PS5 Won't Be Backwards Compatible with PS3, PS2, or PS1, Says Ubisoft - elorant
https://www.gamespot.com/articles/ps5-wont-be-backwards-compatible-with-ps3-ps2-or-p/1100-6481618/
======
stennie
Aside from freeing up space used by my growing collection of older consoles,
I'm not convinced full backwards compatibility for PS3 and earlier games
should be a hard requirement for PS5. However, all of my older games are
physical purchases and I've only recently been blessed with a fast enough home
connection to make downloading games practical.

If there is enough demand, I hope that it will be possible to add PS5 support
for emulating older downloadable games purchased from the PlayStation Store.
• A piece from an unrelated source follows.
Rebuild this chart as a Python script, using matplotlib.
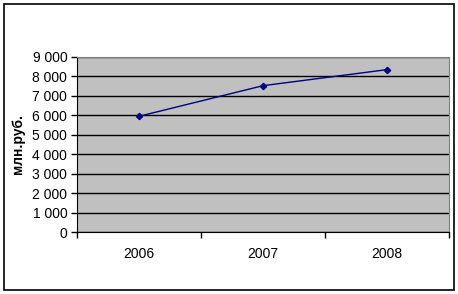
import matplotlib.pyplot as plt
from matplotlib.patches import Rectangle
from matplotlib.ticker import FuncFormatter, FixedLocator, NullFormatter

years = ['2006', '2007', '2008']
values = [5950, 7525, 8350]
yticks = [0, 1000, 2000, 3000, 4000, 5000, 6000, 7000, 8000, 9000]

plt.rcParams['font.family'] = ['Liberation Sans', 'DejaVu Sans']

fig = plt.figure(figsize=(4.58, 2.94), dpi=100)
# outer chart frame
fig.patches.append(Rectangle((4 / 458, 4 / 294), 450 / 458, 286 / 294,
                             transform=fig.transFigure, fill=False,
                             edgecolor='black', linewidth=1.2))

ax = fig.add_axes([77 / 458, (294 - 232) / 294, 372 / 458, 175 / 294])
ax.set_facecolor('#c0c0c0')

x = list(range(len(years)))
ax.plot(x, values, color='#000080', linewidth=1, marker='D', markersize=3.2,
        markerfacecolor='#000080', markeredgecolor='#000080')

ax.set_xlim(-0.5, len(years) - 0.5)
ax.set_ylim(0, 9000)
ax.set_yticks(yticks)
ax.yaxis.set_major_formatter(FuncFormatter(lambda v, p: f'{int(v):,}'.replace(',', ' ')))
ax.grid(axis='y', color='black', linewidth=1)
ax.set_axisbelow(True)

# category labels in the middle, tick marks at the boundaries
ax.xaxis.set_major_locator(FixedLocator([-0.5, 0.5, 1.5, 2.5]))
ax.xaxis.set_major_formatter(NullFormatter())
ax.xaxis.set_minor_locator(FixedLocator(x))
ax.set_xticklabels(years, minor=True)
ax.tick_params(axis='x', which='minor', length=0, pad=11, labelsize=10)
ax.tick_params(axis='x', which='major', length=4, direction='out', width=1)
ax.tick_params(axis='y', length=4, direction='out', width=1, labelsize=10, pad=3)

for side in ['top', 'right']:
    ax.spines[side].set_color('#808080')
for side in ['left', 'bottom']:
    ax.spines[side].set_color('black')

ax.set_ylabel('млн.руб.', fontweight='bold', fontsize=10, labelpad=5)

fig.savefig('out.png', dpi=100)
I'm personally more inclined to pay (again) for a quality remastered version
on a next gen console. I've enjoyed replaying some of the PS4 remastered games
with higher definition graphics (Last of Us, God of War 3, CoD: Modern
Warfare, Uncharted Collection, ...) and I still aim for Platinum trophies for
my favourites.

Sony has also said "We believe that the overwhelming majority of the 4,000+
PS4 titles will be playable on PS5"
([https://blog.us.playstation.com/2020/03/18/unveiling-new-
det...](https://blog.us.playstation.com/2020/03/18/unveiling-new-details-of-
playstation-5-hardware-technical-specs/)) which hopefully covers most of the
games I've bought in the last 6 or so years.

------
jolmg
Isn't that a normal expectation by now? PS3 could play PS2 game discs but not
PS1's. It seems to be established since then that a generation would be
backwards compatible only with its immediate predecessor (not counting being
able to play older games by re-purchasing them as downloadables).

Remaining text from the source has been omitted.